Из всей этой радиомемуаристики удалось выжать не больше минуты эфирного времени.
Интервью с Саввиной было самым приемлемым и профессиональным.
— Сколько нужно? — спросила экс-журналистка.
— Пять минут.
Саввина говорила ровно пять минут. Все, что она сказала, вошло в передачу. Джеймс Паттерсон — крохотный персонаж фильма «Цирк», — впоследствии служивший во флоте и ставший поэтом-маринистом, прочел стихи, посвященные Орловой.

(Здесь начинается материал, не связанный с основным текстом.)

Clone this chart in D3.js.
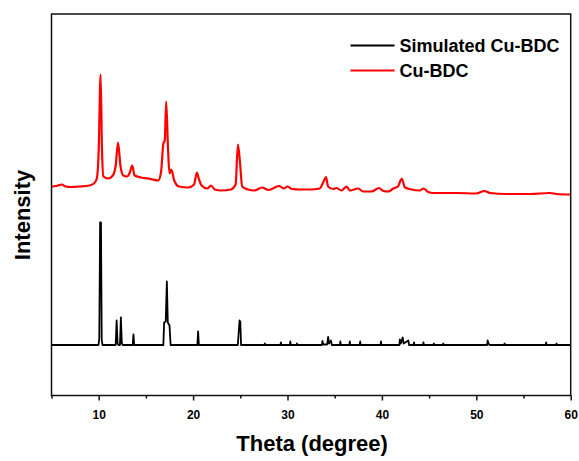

Обаятельный мулат, похожий сразу на нескольких чернокожих голливудских звезд, вспоминал, как Любочка лазила на пушку — в дождь, на стадионе — и проделывала там все то, что вошло в фильм, погода действительно стояла ужасная, концерт нельзя было отменить.
Последний участник — предмет назойливых обожествлений Рины Васильевны Зеленой — находился теперь в трех, нет, уже в двух минутах езды…
Бурно и нетерпеливо повалил снег. Там, в доме, уже горел свет, и гуфкал этот ужасающий пес терьерских кровей. «Съешь Машу (так звали Нонну Юрьевну в детстве — в семье было три Нонны), съешь ее», — просила пса нынешняя хозяйка дома. Возможно, это была шутка. Маша пугалась.
Снег валил. Радиогруппа, со всеми своими проводами, аппаратурой, шествовала за ней.
За неделю до записи она позвонила в дом, в котором всегда была именно «Машей» и куда прежде входила чуть ли не без стука.
— Нет, — сказали ей, — об этом не может быть речи. Григорий Васильевич очень плох, он никого не хочет видеть. — Дрессировщица терьера собиралась опустить трубку.
— Я устрою скандал… — Голикова запнулась, стараясь представить этот абсурдный, совершенно невозможный скандал.
На том конце провода знали, что скандалистка из нее получилась бы еще более неудачная, чем… чем… скажем… нет, она ничего не могла сказать.
Сказалось как-то за нее:
— Поймите, что передача об Орловой без Александрова — это непристойно!
Подействовало.
Через какое-то время договорились о деталях: очень недолго, точно в установленный час, все по минутам.
Не опоздали.
Где-то в укромном своем логове надрывался ужасный терьер.
— Проходите.
Неоновый призрак Любочки цирковой тенью мелькнул по запорошенному крыльцу: «тиги-тиги-дум…» Не прошло и двух лет, но уже чувствовалась другая рука, иная повадка. Проклятый пес захлебывался где-то неподалеку.